Singapore has been exploring our biofuel capabilities. Biodiesel usage is presently in the testing stage for domestic households, in the most unlikely of places, an offshore island we call Pulau Ubin. The island might house few houses and even fewer residents, but it’s presently the test bed for an alternative energy grid combining solar energy with biofuels to power generators, supplying electricity for businesses and households in Ubin Village. Driven by the Energy Market Authority and Daily Life Renewable Energy, it has addressed an age-old problem for business owners and residents who previously had to source for diesel from the mainland on a daily basis. (for more information visit here)

Solar panels decorate the rooftops of buildings in Ubin Village and generators are placed in secure control rooms fueled by biodiesel produced from the mainland

(Source: http://www.todayonline.com/singapore/biofuel-driven-energy-grid-launched-pulau-ubin)

However, whether this successful test-bed can be scaled up to cater to the needs of Singaporeans is entirely another matter. As compared to Ubin residents, Singaporeans would have higher living standards and a greater demand for electricity. This would make biofuels less feasible as it still has lower energy efficiency as compared to conventional fossil fuels, the current fuel of choice for Singapore’s electricity production.

Global Solutions for ASEAN

On a global level, both developed and developing countries show increased utilization of biofuels. However, biofuels’ main controversy remains to be that food crops, which can be used to feed the hungry and improve food security, are being used to fuel the push for biofuels instead, causing food prices to rise unnecessarily. In 2007, the export of US corn to Mexico was minimized to support corn ethanol production in the US. This raised the prices of tortillas, a Mexican staple, by 25%, sparking off the ‘Tortilla Riots’ and strained bilateral relations (for more information, read here).

(Source: Wise, 2012)

7 years on, scientists have made progress to improve food security across the world, with the emergence of second-generation and third-generation biofuels. Both of these fuels are made from non-edible biomass, which makes them not in direct competition for consumption. However, second-generation biofuels still require many of same agricultural resources, such as land and fertilizer, as first-generation biofuels, making them still in direct competition to food crop production (Koizumi, n.d.). There are notable exceptions to this, such as jatropha, an emerging biofuel which can grow even in infertile soil, such that it can be grown by farmers on non-arable land. This Deutshe Welle article sums up some of the unique features and possible challenges that jatropha cultivation faces in developing nations.

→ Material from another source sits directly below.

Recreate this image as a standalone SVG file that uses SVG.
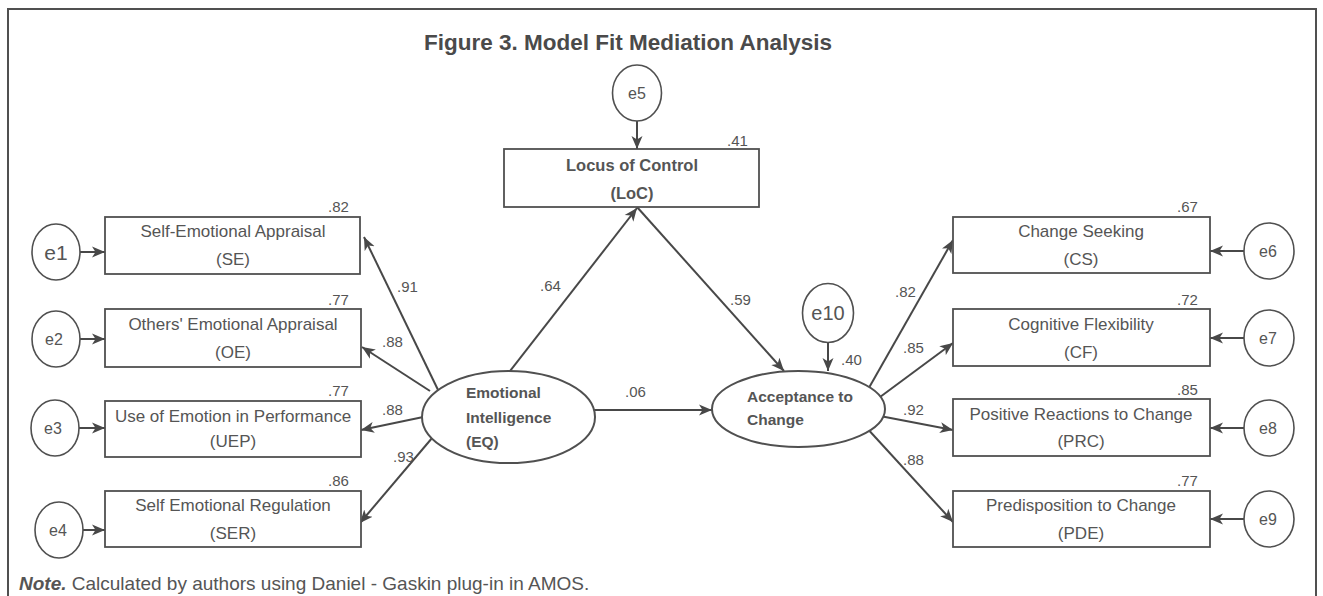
<svg xmlns="http://www.w3.org/2000/svg" width="1323" height="596" viewBox="0 0 1323 596">
<style>
.frame{fill:none;stroke:#505050;stroke-width:2}
.box{fill:#fff;stroke:#505050;stroke-width:1.8}
.err{fill:#fff;stroke:#505050;stroke-width:1.6}
.lat{fill:#fff;stroke:#505050;stroke-width:2}
.c{stroke:#484848;stroke-width:2;fill:none;marker-end:url(#ah)}
text{font-family:"Liberation Sans",Arial,sans-serif;fill:#555}
.lbl{font-size:17px;text-anchor:middle}
.num{font-size:15px}
.e{font-size:16px;text-anchor:middle}
.b{font-size:15.5px;font-weight:bold}
.bl{font-size:16.5px;font-weight:bold;text-anchor:middle}
.title{font-size:22.5px;font-weight:bold;fill:#4a4a4a}
</style>
<defs>
<marker id="ah" markerUnits="userSpaceOnUse" markerWidth="14" markerHeight="12" refX="13" refY="6" orient="auto">
<path d="M0,0.5 L13,6 L0,11.5 L3.5,6 z" fill="#484848"/>
</marker>
</defs>
<rect class="frame" x="8" y="9" width="1308" height="600"/>
<text class="title" x="424" y="50">Figure 3. Model Fit Mediation Analysis</text>

<g id="connectors">
<line class="c" x1="80" y1="252" x2="105" y2="252"/>
<line class="c" x1="80" y1="339" x2="105" y2="339"/>
<line class="c" x1="79" y1="428" x2="105" y2="428"/>
<line class="c" x1="83" y1="530" x2="105" y2="530"/>
<line class="c" x1="637" y1="121" x2="637" y2="149"/>
<line class="c" x1="1244" y1="251" x2="1210" y2="251"/>
<line class="c" x1="1244" y1="338" x2="1210" y2="338"/>
<line class="c" x1="1244" y1="428" x2="1210" y2="428"/>
<line class="c" x1="1244" y1="519" x2="1210" y2="519"/>
<line class="c" x1="828" y1="343" x2="828" y2="371"/>
<line class="c" x1="507" y1="375" x2="637" y2="208"/>
<line class="c" x1="637" y1="207" x2="784" y2="371"/>
<line class="c" x1="590" y1="410" x2="712" y2="410"/>
<line class="c" x1="440" y1="394" x2="364" y2="237"/>
<line class="c" x1="430" y1="391" x2="362" y2="347"/>
<line class="c" x1="428" y1="416" x2="361" y2="430"/>
<line class="c" x1="438" y1="431" x2="360" y2="523"/>
<line class="c" x1="866" y1="393" x2="953" y2="240"/>
<line class="c" x1="876" y1="400" x2="953" y2="343"/>
<line class="c" x1="880" y1="416" x2="953" y2="430"/>
<line class="c" x1="865" y1="426" x2="953" y2="522"/>
<text class="num" x="397" y="292">.91</text>
<text class="num" x="382" y="347">.88</text>
<text class="num" x="382" y="415">.88</text>
<text class="num" x="393" y="462">.93</text>
<text class="num" x="540" y="291">.64</text>
<text class="num" x="730" y="305">.59</text>
<text class="num" x="625" y="397">.06</text>
<text class="num" x="895" y="297">.82</text>
<text class="num" x="903" y="353">.85</text>
<text class="num" x="903" y="415">.92</text>
<text class="num" x="903" y="465">.88</text>
</g>

<g id="e1"><ellipse class="err" cx="56" cy="252" rx="24" ry="28"/><text x="56" y="260" font-size="21px" text-anchor="middle">e1</text></g>
<g id="e2"><ellipse class="err" cx="56" cy="339" rx="24" ry="28"/><text class="e" x="54" y="345">e2</text></g>
<g id="e3"><ellipse class="err" cx="55" cy="428" rx="24" ry="28"/><text class="e" x="53" y="434">e3</text></g>
<g id="e4"><ellipse class="err" cx="59" cy="530" rx="24" ry="28"/><text class="e" x="58" y="536">e4</text></g>
<g id="e5"><ellipse class="err" cx="637" cy="93" rx="24.5" ry="28"/><text class="e" x="637" y="99">e5</text></g>
<g id="e6"><ellipse class="err" cx="1269" cy="251" rx="25" ry="28"/><text class="e" x="1268" y="257">e6</text></g>
<g id="e7"><ellipse class="err" cx="1269" cy="338" rx="25" ry="28"/><text class="e" x="1268" y="344">e7</text></g>
<g id="e8"><ellipse class="err" cx="1269" cy="428" rx="25" ry="28"/><text class="e" x="1268" y="434">e8</text></g>
<g id="e9"><ellipse class="err" cx="1269" cy="519" rx="25" ry="28"/><text class="e" x="1268" y="525">e9</text></g>
<g id="e10"><ellipse class="err" cx="828" cy="313" rx="25.5" ry="29.5"/><text x="828" y="320" font-size="20px" text-anchor="middle">e10</text></g>

<g id="SE"><rect class="box" x="105" y="217" width="255" height="57"/><text class="lbl" x="233" y="237">Self-Emotional Appraisal</text><text class="lbl" x="233" y="265">(SE)</text><text class="num" x="328" y="212">.82</text></g>
<g id="OE"><rect class="box" x="105" y="309" width="256" height="58"/><text class="lbl" x="233" y="330">Others' Emotional Appraisal</text><text class="lbl" x="233" y="358">(OE)</text><text class="num" x="328" y="305">.77</text></g>
<g id="UEP"><rect class="box" x="105" y="401" width="256" height="56"/><text class="lbl" x="233" y="422">Use of Emotion in Performance</text><text class="lbl" x="233" y="447">(UEP)</text><text class="num" x="328" y="396">.77</text></g>
<g id="SER"><rect class="box" x="105" y="491" width="256" height="56"/><text class="lbl" x="233" y="511">Self Emotional Regulation</text><text class="lbl" x="233" y="539">(SER)</text><text class="num" x="328" y="486">.86</text></g>

<g id="LoC"><rect class="box" x="504" y="149" width="255" height="58"/><text class="bl" x="632" y="171">Locus of Control</text><text class="bl" x="632" y="199">(LoC)</text><text class="num" x="727" y="146">.41</text></g>

<g id="EQ"><ellipse class="lat" cx="508.5" cy="417" rx="86.5" ry="46"/><text class="b" x="466" y="398">Emotional</text><text class="b" x="466" y="423">Intelligence</text><text class="b" x="466" y="447">(EQ)</text></g>
<g id="AC"><ellipse class="lat" cx="798.5" cy="409" rx="86.5" ry="38"/><text class="b" x="747" y="402">Acceptance to</text><text class="b" x="747" y="425">Change</text><text class="num" x="841" y="365">.40</text></g>

<g id="CS"><rect class="box" x="953" y="217" width="257" height="56"/><text class="lbl" x="1081" y="237">Change Seeking</text><text class="lbl" x="1081" y="265">(CS)</text><text class="num" x="1177" y="212">.67</text></g>
<g id="CF"><rect class="box" x="953" y="309" width="257" height="57"/><text class="lbl" x="1081" y="330">Cognitive Flexibility</text><text class="lbl" x="1081" y="358">(CF)</text><text class="num" x="1177" y="305">.72</text></g>
<g id="PRC"><rect class="box" x="953" y="399" width="257" height="57"/><text class="lbl" x="1081" y="420">Positive Reactions to Change</text><text class="lbl" x="1081" y="447">(PRC)</text><text class="num" x="1177" y="395">.85</text></g>
<g id="PDE"><rect class="box" x="953" y="491" width="257" height="56"/><text class="lbl" x="1081" y="511">Predisposition to Change</text><text class="lbl" x="1081" y="539">(PDE)</text><text class="num" x="1177" y="486">.77</text></g>

<text x="19" y="590" font-size="19px"><tspan font-weight="bold" font-style="italic">Note.</tspan> Calculated by authors using Daniel - Gaskin plug-in in AMOS.</text>
</svg>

Microalgae is another heavy contender for being a mainstream energy source that is still under research. Storing energy in the form of natural oils, solvents are used to break down the cell structure of microalgae and the oils are extracted subsequently. This third-generation biofuel has the potential to produce up to 60 times more oil / acre than land-based biofuels. In addition, being grown in an aquatic environment, it does not compete for resources with land-based food crops, being able to be cultivated even in urban areas. Given these benefits, the US Department of Energy has recently allocated 25 million USD into the further research of microalgae, so as to lower its costs and become more viable for commercial production. It has also began educating the public, releasing this video below to highlight the potential of microalgae cultivation to solve energy problems in the US:

These biofuel innovations however are still not being explored much in the ASEAN region. Policymakers might be most wary of the high production costs. According to the Committee on World Food Security’s (2013) report, the production of second and third-generation biofuels can cost many times more than the conventional biofuels being produced at present. To lower the start-up costs, further R&D might be needed by the scientific community before the ASEAN region can properly consider relying on these forms of biofuels instead.

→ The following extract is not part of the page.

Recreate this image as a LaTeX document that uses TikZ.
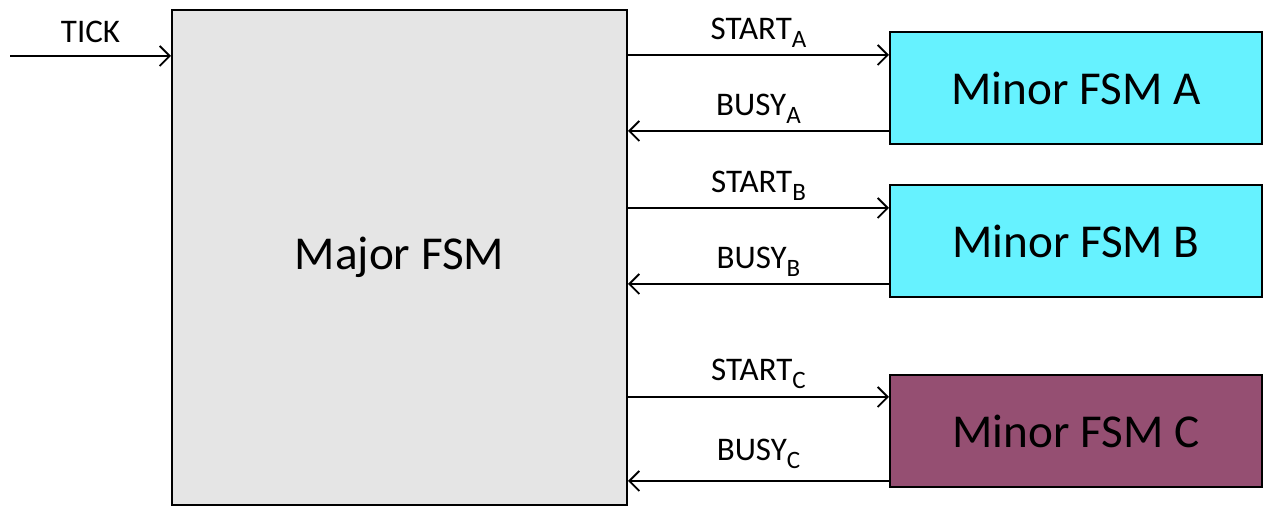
\documentclass[tikz,border=0pt]{standalone}
\usepackage{fontspec}
\setmainfont{Carlito}
\usetikzlibrary{arrows.meta}
\definecolor{majorgray}{HTML}{E5E5E5}
\definecolor{minorcyan}{HTML}{66F2FF}
\definecolor{minorplum}{HTML}{954F72}
\newcommand{\sigsub}[1]{\raisebox{-4pt}{\fontsize{12.5}{14}\selectfont #1}}
\tikzstyle{major} = [draw, line width=1pt, fill=majorgray, rectangle, minimum width=227.5pt, minimum height=247.5pt, font=\fontsize{23.6}{28}\selectfont]
\tikzstyle{minor} = [draw, line width=1pt, rectangle, minimum width=186pt, minimum height=56pt, font=\fontsize{23.6}{28}\selectfont]
\tikzstyle{sig} = [font=\fontsize{16.5}{19}\selectfont, above, inner sep=3.5pt]

\begin{document}
\begin{tikzpicture}[->,>={Straight Barb[length=5pt,width=10pt]},line width=0.9pt,x=1pt,y=1pt]
    \useasboundingbox (0,0) rectangle (633,-253);

    \node [major, name = maj] at (199.75,-128.75) {Major FSM};

    \node [minor, fill=minorcyan, name = fsma] at (538,-44) {Minor FSM A};
    \node [minor, fill=minorcyan, name = fsmb] at (538,-120.5) {Minor FSM B};
    \node [minor, fill=minorplum, name = fsmc] at (538,-215.5) {Minor FSM C};

    \coordinate (tick) at (5,-28);

    \draw [->] (tick) -- node[sig, inner sep=6pt] {TICK} (tick -| maj.west);

    \draw [->] ([yshift=-12pt]fsma.north west -| maj.east) -- node[sig] {START\sigsub{A}} ([yshift=-12pt]fsma.north west);
    \draw [->] ([yshift=7pt]fsma.south west) -- node[sig] {BUSY\sigsub{A}} ([yshift=7pt]fsma.south west -| maj.east);

    \draw [->] ([yshift=-12pt]fsmb.north west -| maj.east) -- node[sig] {START\sigsub{B}} ([yshift=-12pt]fsmb.north west);
    \draw [->] ([yshift=7pt]fsmb.south west) -- node[sig] {BUSY\sigsub{B}} ([yshift=7pt]fsmb.south west -| maj.east);

    \draw [->] ([yshift=-11.5pt]fsmc.north west -| maj.east) -- node[sig] {START\sigsub{C}} ([yshift=-11.5pt]fsmc.north west);
    \draw [->] ([yshift=3.5pt]fsmc.south west) -- node[sig, inner sep=5.5pt] {BUSY\sigsub{C}} ([yshift=3.5pt]fsmc.south west -| maj.east);

\end{tikzpicture}
\end{document}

A comparison of the production costs for different types of biofuels. Evidently microalgae can cost more than 400 times the cost of producing first-generation biofuels like maize (US) 

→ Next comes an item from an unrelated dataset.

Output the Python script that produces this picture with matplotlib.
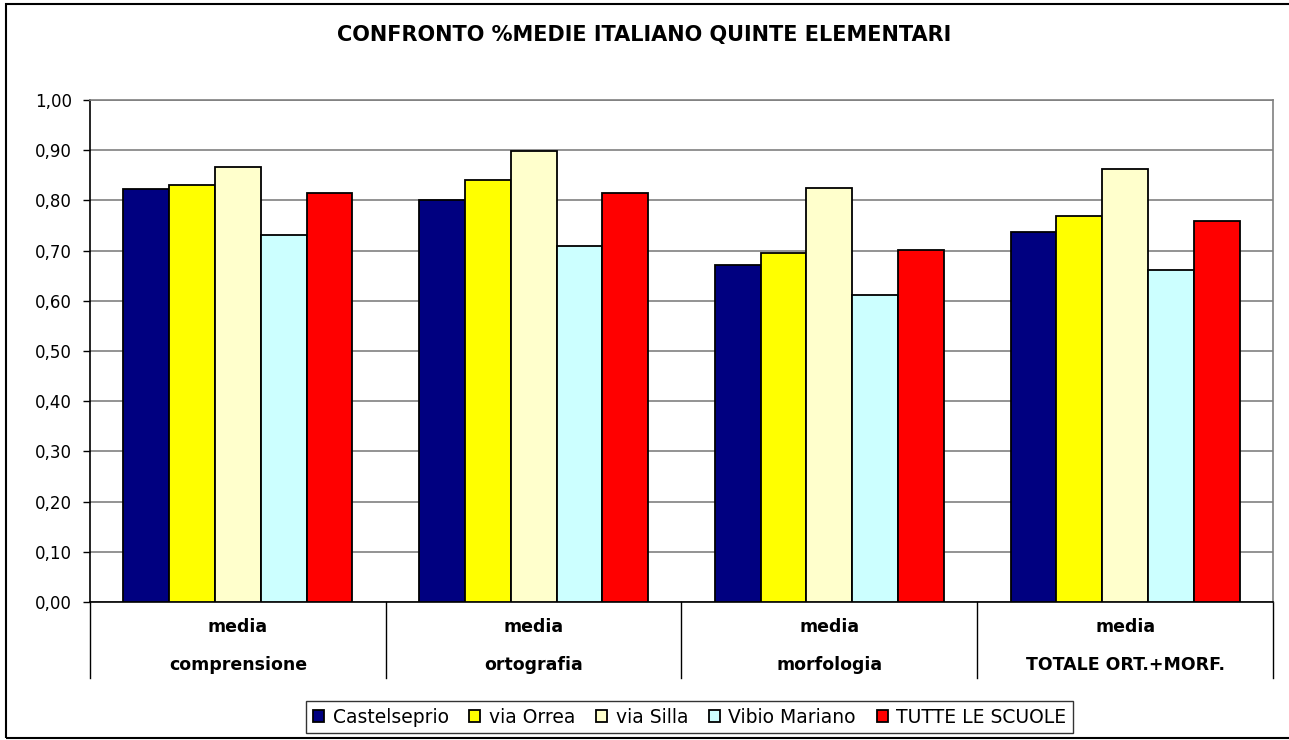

(Source: Committee on Food Security (2013))

In addition, introducing these innovations might distort an existing status quo, whereby there are presently strong partnerships between existing biofuel companies, the farmers who produce these crops, as well as the government. (Kumar, Shrestha & Abdul Salam, 2013). Transitioning to second and third-generation biofuels might actually have harmful economic implications as this creates competition. This could result in undesirable outcomes such as job losses, energy insecurity and even civil unrest. Should these barriers be addressed however, the future for biofuels in the region could be very bright as it will addresses energy and environmental problems all at once, but more importantly still allow food to reach the plates of all. 

References
Committee on World Food Security, (2013). Biofuels and Food Security.

Eia.gov, (2014). Singapore - Analysis - U.S. Energy Information Administration (EIA). [online] Available at: http://www.eia.gov/countries/cab.cfm?fips=sn [Accessed 6 Oct. 2014].

Koizumi, T. (n.d.). Biofuels and food security. 1st ed.

Kumar, S., Shrestha, P. and Abdul Salam, P. (2013). A review of biofuel policies in the major biofuel producing countries of ASEAN: Production, targets, policy drivers and impacts. Renewable and Sustainable Energy Reviews, 26, pp.822--836.

Mukherjee, I. and Sovacool, B. (2014). Palm oil-based biofuels and sustainability in southeast Asia: A review of Indonesia, Malaysia, and Thailand. Renewable and Sustainable Energy Reviews, 37, pp.1--12.

Wise, T. (2012). The Cost to Mexico of U.S. Corn Ethanol Expansion. pp.3, 8.